▶ _What this task involves_: Restate the data word for word and leave the images out.

--- START OF Data provided ---

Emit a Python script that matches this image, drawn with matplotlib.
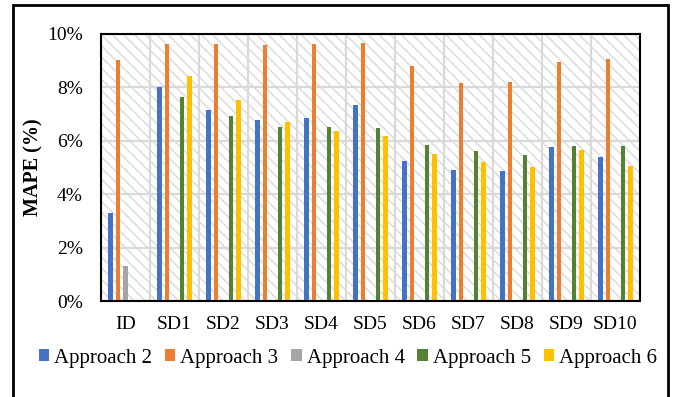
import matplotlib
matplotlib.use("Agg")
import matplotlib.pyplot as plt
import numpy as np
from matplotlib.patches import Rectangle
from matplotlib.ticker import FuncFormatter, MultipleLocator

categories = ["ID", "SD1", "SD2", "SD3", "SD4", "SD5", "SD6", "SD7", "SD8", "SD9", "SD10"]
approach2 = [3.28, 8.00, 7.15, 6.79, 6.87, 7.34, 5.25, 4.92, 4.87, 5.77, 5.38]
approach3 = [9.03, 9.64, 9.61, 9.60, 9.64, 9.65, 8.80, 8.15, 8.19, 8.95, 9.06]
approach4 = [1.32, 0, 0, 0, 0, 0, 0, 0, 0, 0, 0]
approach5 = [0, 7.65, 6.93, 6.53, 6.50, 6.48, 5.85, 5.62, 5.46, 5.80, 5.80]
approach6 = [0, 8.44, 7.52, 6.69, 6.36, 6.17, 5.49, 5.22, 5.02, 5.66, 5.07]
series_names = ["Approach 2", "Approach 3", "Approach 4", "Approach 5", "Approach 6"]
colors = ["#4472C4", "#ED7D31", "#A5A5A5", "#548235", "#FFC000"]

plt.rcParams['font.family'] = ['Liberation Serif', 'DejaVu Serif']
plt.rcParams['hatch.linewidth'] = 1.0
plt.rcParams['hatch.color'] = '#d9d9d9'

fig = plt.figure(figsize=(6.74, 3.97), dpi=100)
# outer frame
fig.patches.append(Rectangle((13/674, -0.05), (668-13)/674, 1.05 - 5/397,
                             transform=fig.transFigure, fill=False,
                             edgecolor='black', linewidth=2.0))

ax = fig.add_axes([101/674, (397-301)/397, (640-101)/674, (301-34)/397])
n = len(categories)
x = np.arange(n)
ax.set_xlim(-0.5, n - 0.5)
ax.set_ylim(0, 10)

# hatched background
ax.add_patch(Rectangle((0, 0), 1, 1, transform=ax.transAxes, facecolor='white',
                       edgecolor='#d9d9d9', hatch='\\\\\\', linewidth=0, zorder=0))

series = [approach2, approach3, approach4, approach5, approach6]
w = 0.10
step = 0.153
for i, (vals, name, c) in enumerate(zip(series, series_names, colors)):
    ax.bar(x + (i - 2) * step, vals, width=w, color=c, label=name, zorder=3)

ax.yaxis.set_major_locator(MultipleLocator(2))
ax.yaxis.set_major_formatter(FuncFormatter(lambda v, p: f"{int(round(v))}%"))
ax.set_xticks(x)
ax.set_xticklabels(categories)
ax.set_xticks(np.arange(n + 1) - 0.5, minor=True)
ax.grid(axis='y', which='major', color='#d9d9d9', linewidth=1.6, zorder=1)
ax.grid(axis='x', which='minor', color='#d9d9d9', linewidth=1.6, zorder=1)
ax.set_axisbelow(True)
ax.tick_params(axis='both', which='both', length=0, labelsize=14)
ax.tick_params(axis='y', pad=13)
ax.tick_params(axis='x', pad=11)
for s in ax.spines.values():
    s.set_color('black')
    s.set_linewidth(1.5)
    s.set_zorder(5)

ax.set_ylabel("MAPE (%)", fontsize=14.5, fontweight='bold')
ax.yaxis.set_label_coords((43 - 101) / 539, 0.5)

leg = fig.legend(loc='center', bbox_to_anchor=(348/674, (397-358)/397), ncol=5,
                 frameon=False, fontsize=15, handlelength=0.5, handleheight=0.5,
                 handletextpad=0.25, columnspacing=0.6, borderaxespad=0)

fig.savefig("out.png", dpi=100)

--- END OF Data provided ---

▶ _Written reply_:
Emit a Python script that matches this image, drawn with matplotlib.
import matplotlib
matplotlib.use("Agg")
import matplotlib.pyplot as plt
import numpy as np
from matplotlib.patches import Rectangle
from matplotlib.ticker import FuncFormatter, MultipleLocator

categories = ["ID", "SD1", "SD2", "SD3", "SD4", "SD5", "SD6", "SD7", "SD8", "SD9", "SD10"]
approach2 = [3.28, 8.00, 7.15, 6.79, 6.87, 7.34, 5.25, 4.92, 4.87, 5.77, 5.38]
approach3 = [9.03, 9.64, 9.61, 9.60, 9.64, 9.65, 8.80, 8.15, 8.19, 8.95, 9.06]
approach4 = [1.32, 0, 0, 0, 0, 0, 0, 0, 0, 0, 0]
approach5 = [0, 7.65, 6.93, 6.53, 6.50, 6.48, 5.85, 5.62, 5.46, 5.80, 5.80]
approach6 = [0, 8.44, 7.52, 6.69, 6.36, 6.17, 5.49, 5.22, 5.02, 5.66, 5.07]
series_names = ["Approach 2", "Approach 3", "Approach 4", "Approach 5", "Approach 6"]
colors = ["#4472C4", "#ED7D31", "#A5A5A5", "#548235", "#FFC000"]

plt.rcParams['font.family'] = ['Liberation Serif', 'DejaVu Serif']
plt.rcParams['hatch.linewidth'] = 1.0
plt.rcParams['hatch.color'] = '#d9d9d9'

fig = plt.figure(figsize=(6.74, 3.97), dpi=100)
# outer frame
fig.patches.append(Rectangle((13/674, -0.05), (668-13)/674, 1.05 - 5/397,
                             transform=fig.transFigure, fill=False,
                             edgecolor='black', linewidth=2.0))

ax = fig.add_axes([101/674, (397-301)/397, (640-101)/674, (301-34)/397])
n = len(categories)
x = np.arange(n)
ax.set_xlim(-0.5, n - 0.5)
ax.set_ylim(0, 10)

# hatched background
ax.add_patch(Rectangle((0, 0), 1, 1, transform=ax.transAxes, facecolor='white',
                       edgecolor='#d9d9d9', hatch='\\\\\\', linewidth=0, zorder=0))

series = [approach2, approach3, approach4, approach5, approach6]
w = 0.10
step = 0.153
for i, (vals, name, c) in enumerate(zip(series, series_names, colors)):
    ax.bar(x + (i - 2) * step, vals, width=w, color=c, label=name, zorder=3)

ax.yaxis.set_major_locator(MultipleLocator(2))
ax.yaxis.set_major_formatter(FuncFormatter(lambda v, p: f"{int(round(v))}%"))
ax.set_xticks(x)
ax.set_xticklabels(categories)
ax.set_xticks(np.arange(n + 1) - 0.5, minor=True)
ax.grid(axis='y', which='major', color='#d9d9d9', linewidth=1.6, zorder=1)
ax.grid(axis='x', which='minor', color='#d9d9d9', linewidth=1.6, zorder=1)
ax.set_axisbelow(True)
ax.tick_params(axis='both', which='both', length=0, labelsize=14)
ax.tick_params(axis='y', pad=13)
ax.tick_params(axis='x', pad=11)
for s in ax.spines.values():
    s.set_color('black')
    s.set_linewidth(1.5)
    s.set_zorder(5)

ax.set_ylabel("MAPE (%)", fontsize=14.5, fontweight='bold')
ax.yaxis.set_label_coords((43 - 101) / 539, 0.5)

leg = fig.legend(loc='center', bbox_to_anchor=(348/674, (397-358)/397), ncol=5,
                 frameon=False, fontsize=15, handlelength=0.5, handleheight=0.5,
                 handletextpad=0.25, columnspacing=0.6, borderaxespad=0)

fig.savefig("out.png", dpi=100)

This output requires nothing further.